Time Travel
| April 3, 2019“Please take your seats, and fasten your seatbelts,” the stewardess says, making the announcement in the usual polite, reassuring tone that seems to indicate that this would be another routine flight.
The seats, three across, also look familiar and comfortable, if a bit crowded. This is just an ordinary flight, like any other.
But it’s not. Because the destination isn’t Tel Aviv or New York or any other place on the globe. The destination isn’t a place at all — it’s a time.
That’s because the craft you’re in is not a jet plane; it’s a time machine.
The panel in front of you is different. Instead of a pull-down tray, there’s a touch screen, a kind you’ve never seen before.
“Please press ‘On,’” the stewardess says, and you do. A slight hum starts, and you can feel a vibration in the seat.
“Next, below that, you have two buttons marked P and F. P is for Past, F is for Future…”
Fun in the Future
Whether you or anybody else will ever go anywhere in a time machine, and if the experience will be anything like what we just described, we don’t know. (Some scientists think it’s possible. More on that later.)

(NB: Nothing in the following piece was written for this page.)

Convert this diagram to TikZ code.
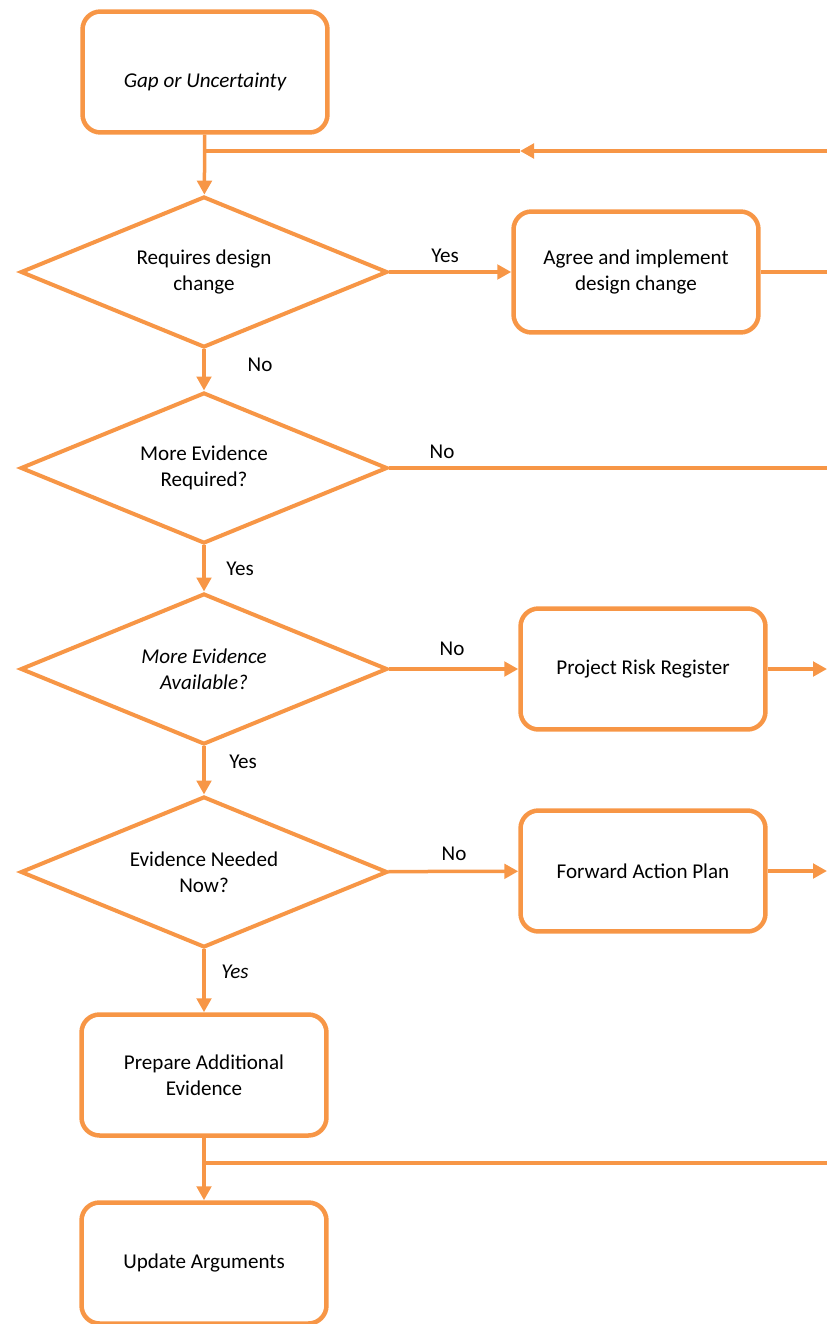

But the many stories written about time travel can be divided into two categories: travel into the past and travel into the future. The main difference seems to be, that since we don’t know what’s in the future, we are free to imagine almost anything. But we know a lot about the past which poses some interesting problems.
The Time Machine
The most famous time-travel story is probably The Time Machine by H.G. Wells, written in 1895. It wasn’t the first time the idea appeared, but it was the first time to catch readers’ imagination in a big way, and it kicked off a new genre (type) of science fiction. The Time Machine is about a man who goes into the future using a “time machine” (a term Wells invented) and what happens to him there.

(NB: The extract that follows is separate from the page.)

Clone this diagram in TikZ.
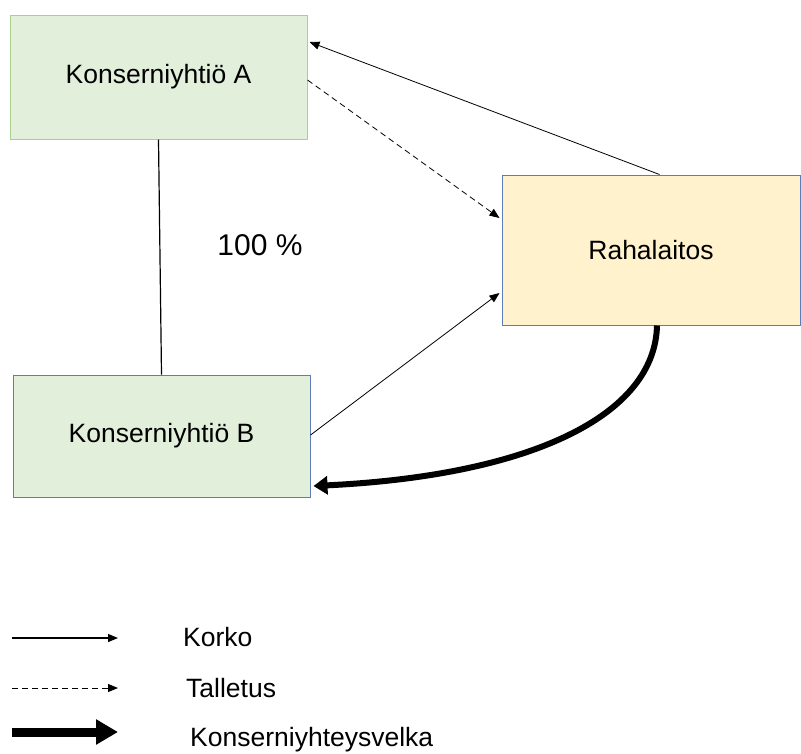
\documentclass[tikz,border=0pt]{standalone}
\usepackage{fontspec}
\setmainfont{Liberation Sans}
\usetikzlibrary{arrows.meta,calc}
\definecolor{greenfill}{HTML}{E2EFDA}
\definecolor{greenline}{HTML}{A9D18E}
\definecolor{yellowfill}{HTML}{FFF2CC}
\definecolor{blueline}{HTML}{5B7DB8}
\tikzset{
  box/.style={draw, line width=1pt, inner sep=0pt, font=\fontsize{26.5}{30}\selectfont},
  thinarrow/.style={line width=0.8pt, -{Triangle[length=10pt,width=8pt]}},
  thickarrow/.style={line width=6pt, -{Triangle[length=14pt,width=18pt]}},
  lbl/.style={anchor=west, inner sep=0pt, font=\fontsize{26.5}{30}\selectfont},
}
\begin{document}
\begin{tikzpicture}[x=1pt,y=-1pt]
\useasboundingbox (0,0) rectangle (801,753);
\node[box, fill=greenfill, draw=greenline, minimum width=297pt, minimum height=124pt] (A) at (158.5,77) {Konserniyhtiö A};
\node[box, fill=greenfill, draw=blueline, minimum width=297pt, minimum height=122pt] (B) at (161.5,436) {Konserniyhtiö B};
\node[box, fill=yellowfill, draw=blueline, minimum width=298pt, minimum height=150pt] (R) at (651,250) {Rahalaitos};
\node[font=\fontsize{30}{34}\selectfont] (p) at (260,245) {100 \%};
\draw[line width=1.2pt] (A.south) -- (B.north);
\draw[thinarrow] ($(R.north west)+(158,0)$) -- ($(A.east)+(2,-35)$);
\draw[thinarrow, dashed, dash pattern=on 6pt off 4pt] ($(A.east)+(0,3)$) -- ($(R.west)+(-2,-32)$);
\draw[thinarrow] ($(B.east)+(0,-1)$) -- ($(R.west)+(-2,43)$);
\draw[thickarrow] ($(R.south)+(6,0)$) .. controls ($(R.south)+(4,90)$) and ($(R.south)+(-120,150)$) .. ($(B.east)+(3,50)$);
% legend
\coordinate (l1a) at (12,638); \coordinate (l1b) at (118,638);
\coordinate (l2a) at (12,688); \coordinate (l2b) at (118,688);
\coordinate (l3a) at (12,732); \coordinate (l3b) at (118,732);
\draw[line width=1.2pt, -{Triangle[length=10pt,width=8pt]}] (l1a) -- (l1b);
\draw[line width=1pt, dash pattern=on 6pt off 4pt, -{Triangle[length=10pt,width=8pt]}] (l2a) -- (l2b);
\draw[line width=9pt, -{Triangle[length=22pt,width=24pt]}] (l3a) -- (l3b);
\node[lbl] (k1) at (183,637) {Korko};
\node[lbl] (k2) at (186,688) {Talletus};
\node[lbl] (k3) at (190,740) {Konserniyhteysvelka};
\end{tikzpicture}
\end{document}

If you could travel in time, how far into the future would you dare go? Remember, the further you go, the more different life is likely to be from the present. Fifty years? A hundred? In Wells’s story, the traveler doesn’t stop for many, many years!
He goes a long way to get into a lot of trouble. He discovers a society of happy, carefree people who live on fruit and are nice to him. So far, so good. When he asks about the mysterious disappearances of their friends each night, they don’t answer him. Uh-oh…
It turns out that in the future he discovered, members of a group that live underground come out on the surface at night to kidnap the people above. The people he meets in the future are not free — they are being raised by ape creatures much like humans nowadays raise cows. The ape creatures steal his time machine, but after a battle, he finds it and manages to escape (just in time!).